Et Matrix Resurrections va plus loin, corrigeant même le plus grand problème d’un point de vue féministe de la précédente trilogie, à savoir le personnage de Trinity, qui se voyait réduit à la fonction de bras droit du héros. 20 ans plus tard, Lana prend le temps de déconstruire complètement ce qu’on attend de son personnage féminin principal et pousse les choses plus loin. On n’en dira pas plus pour vous garder la surprise, mais le film joue brillamment avec le cliché de la femme en détresse pour mieux le casser. Une correction bienvenue, pour un film qui célèbre le pouvoir féminin.
L’une des forces de Matrix Resurrections réside dans sa capacité à démanteler toute sa mythologie pour mieux la récréer et jouer avec l’intrigue originale. Une réinvention peut-être moins spectaculaire dans les scènes d’action, ici plus éparses, pour mieux dénuder le concept Matrix et l’amener vers l’essentiel : la capacité de sentir et de ressentir. Une mise à nue qui renoue avec des thèmes chers à la réalisatrice, qui a travaillé à nouveau avec ceux qui partagent cet amour de l’émotion : Tom Twycker à la musique, ou encore David Mitchell et Alexander Hamon au scénario. On retrouvera même des visages queer connus de la série de Netflix Sense8 — Max Riemelt, Biran J. Smith, Erendira Ibarra — dans la distribution du film.

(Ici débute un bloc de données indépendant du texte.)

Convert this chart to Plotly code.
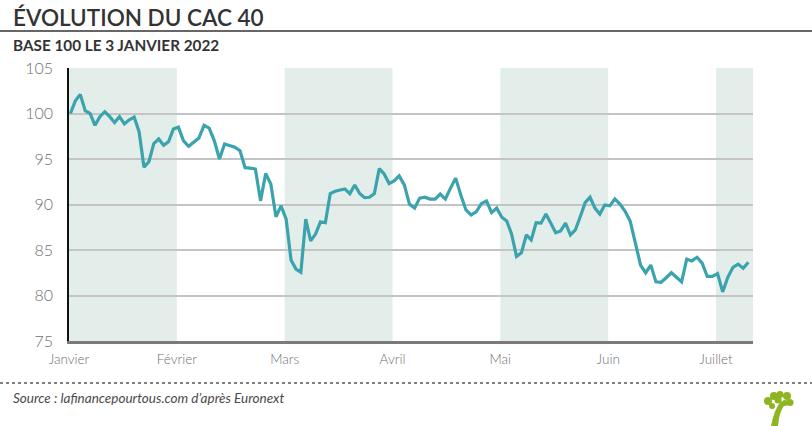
import plotly.graph_objects as go

# ---------------- data ----------------
month_labels = ["Janvier", "Février", "Mars", "Avril", "Mai", "Juin", "Juillet"]
y_ticks = [75, 80, 85, 90, 95, 100, 105]

jan_values = [100.0, 101.4, 102.1, 100.3, 100.0, 98.7, 99.65, 100.2, 99.65, 99.0, 99.65,
              98.85, 99.3, 99.6, 98.0, 94.1, 94.7, 96.7, 97.2, 96.5, 96.9, 98.3]
feb_values = [98.5, 97.0, 96.4, 96.9, 97.3, 98.7, 98.4, 97.0, 95.0, 96.65, 96.5,
              96.3, 95.9, 94.05, 94.0, 93.9, 90.4, 93.4, 92.25, 88.65, 89.85]
mar_values = [88.4, 83.9, 82.9, 82.55, 88.4, 86.0, 86.75, 88.1, 88.0, 91.2, 91.45,
              91.6, 91.7, 91.2, 92.15, 91.2, 90.75, 90.8, 91.2, 93.95, 93.35, 92.3]
apr_values = [92.6, 93.15, 92.15, 90.05, 89.6, 90.7, 90.8, 90.6, 90.6, 91.15, 90.6,
              91.8, 92.9, 91.05, 89.4, 88.85, 89.2, 90.1, 90.4, 89.1, 89.6]
may_values = [88.6, 88.2, 86.75, 84.3, 84.7, 86.65, 86.1, 88.0, 87.95, 88.95, 87.95,
              86.9, 87.1, 87.95, 86.65, 87.2, 88.65, 90.2, 90.8, 89.6, 88.95, 89.95]
jun_values = [89.85, 90.6, 90.05, 89.25, 88.15, 85.75, 83.35, 82.5, 83.35, 81.5, 81.45,
              81.95, 82.5, 82.0, 81.5, 84.0, 83.8, 84.2, 83.55, 82.1, 82.1]
jul_values = [82.4, 80.4, 82.0, 83.1, 83.45, 83.0, 83.65]

months_data = [jan_values, feb_values, mar_values, apr_values, may_values, jun_values, jul_values]
slots_per_month = [22, 21, 22, 21, 22, 21, 21]   # trading-day slots in each month
x_end = 6.343

# x position = month index + fraction of month
xs, ys = [], []
for m, vals in enumerate(months_data):
    n = slots_per_month[m]
    for i, v in enumerate(vals):
        xs.append(m + (i + 0.3) / n)
        ys.append(v)

# ---------------- layout helpers ----------------
W, H = 812, 426
L, R, T, B = 69, 753, 68, 341
pw, ph = R - L, B - T


def px(x):
    return (x - L) / pw


def py(y):
    return (B - y) / ph


shade = "#e3eeea"
line_col = "#3aa3ad"
text_dark = "#333333"
text_grey = "#707070"

fig = go.Figure()
fig.add_trace(go.Scatter(
    x=xs, y=ys, mode="lines",
    line=dict(color=line_col, width=3.2, shape="linear"),
    hoverinfo="skip", showlegend=False,
))

shapes = []
for m in range(0, 7, 2):
    shapes.append(dict(type="rect", xref="x", yref="paper", x0=m, x1=min(m + 1, x_end),
                       y0=0, y1=1, fillcolor=shade, line=dict(width=0), layer="below"))

# rule under title
shapes.append(dict(type="line", xref="paper", yref="paper", x0=px(0), x1=px(W),
                   y0=py(31), y1=py(31), line=dict(color="#333333", width=1.3)))
# dotted separator
shapes.append(dict(type="line", xref="paper", yref="paper", x0=px(0), x1=px(W),
                   y0=py(383), y1=py(383), line=dict(color="#555555", width=1.4, dash="dot")))

# small tree logo
green = "#8db521"
trunk = (f"M {px(771)} {py(426)} L {px(778)} {py(426)} Q {px(779)} {py(412)} {px(785)} {py(404)} "
         f"L {px(781)} {py(401)} Q {px(774)} {py(410)} {px(771)} {py(426)} Z")
shapes.append(dict(type="path", xref="paper", yref="paper", path=trunk,
                   fillcolor=green, line=dict(width=0)))
for (cx, cy, r) in [(768, 401, 4), (774, 396, 4), (780, 394.5, 3.5), (787, 396, 4),
                    (790, 402.5, 3.5), (772, 406, 3), (785, 403, 3), (778, 400, 3.5)]:
    shapes.append(dict(type="circle", xref="paper", yref="paper",
                       x0=px(cx - r), x1=px(cx + r), y0=py(cy + r), y1=py(cy - r),
                       fillcolor=green, line=dict(width=0)))

annotations = [
    dict(text="ÉVOLUTION DU CAC 40", xref="paper", yref="paper", x=px(11), y=py(17),
         xanchor="left", yanchor="middle", showarrow=False,
         font=dict(family="Lato", size=22.5, color=text_dark, weight=600)),
    dict(text="BASE 100 LE 3 JANVIER 2022", xref="paper", yref="paper", x=px(11), y=py(45),
         xanchor="left", yanchor="middle", showarrow=False,
         font=dict(family="Lato", size=15.3, color=text_dark, weight=700)),
    dict(text="<i>Source : lafinancepourtous.com d’après Euronext</i>", xref="paper", yref="paper",
         x=px(11), y=py(398), xanchor="left", yanchor="middle", showarrow=False,
         font=dict(family="Lato", size=13.5, color="#4a4a4a", weight=400)),
]

fig.update_layout(
    width=W, height=H,
    margin=dict(l=L, r=W - R, t=T, b=H - B, pad=0),
    paper_bgcolor="white", plot_bgcolor="rgba(0,0,0,0)",
    shapes=shapes, annotations=annotations,
    showlegend=False,
    xaxis=dict(range=[0, x_end], tickmode="array", tickvals=list(range(7)), ticktext=month_labels,
               showgrid=False, zeroline=False, showline=True, linecolor="#7a7a7a", linewidth=2.5,
               ticks="", tickfont=dict(family="Lato", size=13.5, color=text_grey, weight=300),
               ticklabelstandoff=4),
    yaxis=dict(range=[75, 105], tickmode="array", tickvals=y_ticks,
               showgrid=True, gridcolor="#c4c4c4", gridwidth=1.5, zeroline=False,
               showline=True, linecolor="#111111", linewidth=1.5, ticks="",
               tickfont=dict(family="Lato", size=16, color=text_grey, weight=300),
               ticklabelstandoff=11),
)

fig.write_html("out.html")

À l’heure des extrêmes et de l’hyperpolarisation des opinions, que ce soit en société ou en virtuel sur les réseaux sociaux, tout en célébrant l’émotion, Matrix appelle à repousser l’ordre établi et le conformisme, à s’unir au-delà des différences. Une œuvre humaniste et profonde, qui vous transporte et vous habite bien après son visionnement.